# Task instructions
Return all the data below as it stands, minus the pictures.

--- start of Given material ---

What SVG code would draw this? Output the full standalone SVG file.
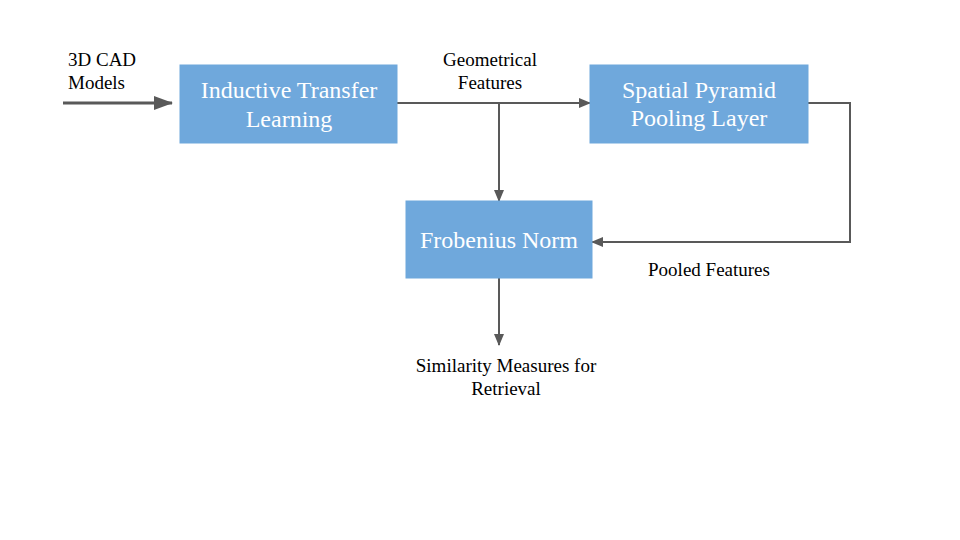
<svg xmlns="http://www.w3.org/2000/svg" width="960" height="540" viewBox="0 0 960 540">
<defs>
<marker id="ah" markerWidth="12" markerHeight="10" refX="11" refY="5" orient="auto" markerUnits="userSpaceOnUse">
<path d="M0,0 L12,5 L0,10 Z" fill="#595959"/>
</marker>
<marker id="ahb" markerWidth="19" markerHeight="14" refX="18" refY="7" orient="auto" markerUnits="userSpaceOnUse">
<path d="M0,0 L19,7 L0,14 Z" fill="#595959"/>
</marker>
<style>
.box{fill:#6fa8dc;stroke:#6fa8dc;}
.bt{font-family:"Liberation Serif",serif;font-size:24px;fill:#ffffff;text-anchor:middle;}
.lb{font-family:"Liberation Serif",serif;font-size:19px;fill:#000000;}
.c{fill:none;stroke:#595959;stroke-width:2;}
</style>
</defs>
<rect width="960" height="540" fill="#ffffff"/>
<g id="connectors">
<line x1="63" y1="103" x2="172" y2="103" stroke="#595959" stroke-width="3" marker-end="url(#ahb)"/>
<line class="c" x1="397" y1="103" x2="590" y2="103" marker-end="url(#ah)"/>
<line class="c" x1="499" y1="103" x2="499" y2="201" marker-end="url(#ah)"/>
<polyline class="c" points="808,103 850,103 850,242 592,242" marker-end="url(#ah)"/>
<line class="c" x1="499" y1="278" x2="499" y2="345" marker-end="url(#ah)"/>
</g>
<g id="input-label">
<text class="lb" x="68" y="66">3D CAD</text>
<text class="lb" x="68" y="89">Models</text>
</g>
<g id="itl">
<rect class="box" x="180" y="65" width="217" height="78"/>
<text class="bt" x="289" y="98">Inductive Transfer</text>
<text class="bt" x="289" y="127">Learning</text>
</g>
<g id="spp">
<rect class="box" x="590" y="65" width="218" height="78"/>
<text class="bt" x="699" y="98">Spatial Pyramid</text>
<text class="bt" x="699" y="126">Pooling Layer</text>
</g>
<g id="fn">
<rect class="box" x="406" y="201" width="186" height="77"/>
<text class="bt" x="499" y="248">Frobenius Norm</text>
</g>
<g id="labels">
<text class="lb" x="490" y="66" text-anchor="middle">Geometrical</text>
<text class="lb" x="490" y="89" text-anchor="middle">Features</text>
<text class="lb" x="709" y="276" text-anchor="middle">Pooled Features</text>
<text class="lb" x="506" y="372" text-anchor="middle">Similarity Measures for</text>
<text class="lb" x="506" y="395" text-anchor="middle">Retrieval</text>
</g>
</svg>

--- end of Given material ---

# Exercise solution
What SVG code would draw this? Output the full standalone SVG file.
<svg xmlns="http://www.w3.org/2000/svg" width="960" height="540" viewBox="0 0 960 540">
<defs>
<marker id="ah" markerWidth="12" markerHeight="10" refX="11" refY="5" orient="auto" markerUnits="userSpaceOnUse">
<path d="M0,0 L12,5 L0,10 Z" fill="#595959"/>
</marker>
<marker id="ahb" markerWidth="19" markerHeight="14" refX="18" refY="7" orient="auto" markerUnits="userSpaceOnUse">
<path d="M0,0 L19,7 L0,14 Z" fill="#595959"/>
</marker>
<style>
.box{fill:#6fa8dc;stroke:#6fa8dc;}
.bt{font-family:"Liberation Serif",serif;font-size:24px;fill:#ffffff;text-anchor:middle;}
.lb{font-family:"Liberation Serif",serif;font-size:19px;fill:#000000;}
.c{fill:none;stroke:#595959;stroke-width:2;}
</style>
</defs>
<rect width="960" height="540" fill="#ffffff"/>
<g id="connectors">
<line x1="63" y1="103" x2="172" y2="103" stroke="#595959" stroke-width="3" marker-end="url(#ahb)"/>
<line class="c" x1="397" y1="103" x2="590" y2="103" marker-end="url(#ah)"/>
<line class="c" x1="499" y1="103" x2="499" y2="201" marker-end="url(#ah)"/>
<polyline class="c" points="808,103 850,103 850,242 592,242" marker-end="url(#ah)"/>
<line class="c" x1="499" y1="278" x2="499" y2="345" marker-end="url(#ah)"/>
</g>
<g id="input-label">
<text class="lb" x="68" y="66">3D CAD</text>
<text class="lb" x="68" y="89">Models</text>
</g>
<g id="itl">
<rect class="box" x="180" y="65" width="217" height="78"/>
<text class="bt" x="289" y="98">Inductive Transfer</text>
<text class="bt" x="289" y="127">Learning</text>
</g>
<g id="spp">
<rect class="box" x="590" y="65" width="218" height="78"/>
<text class="bt" x="699" y="98">Spatial Pyramid</text>
<text class="bt" x="699" y="126">Pooling Layer</text>
</g>
<g id="fn">
<rect class="box" x="406" y="201" width="186" height="77"/>
<text class="bt" x="499" y="248">Frobenius Norm</text>
</g>
<g id="labels">
<text class="lb" x="490" y="66" text-anchor="middle">Geometrical</text>
<text class="lb" x="490" y="89" text-anchor="middle">Features</text>
<text class="lb" x="709" y="276" text-anchor="middle">Pooled Features</text>
<text class="lb" x="506" y="372" text-anchor="middle">Similarity Measures for</text>
<text class="lb" x="506" y="395" text-anchor="middle">Retrieval</text>
</g>
</svg>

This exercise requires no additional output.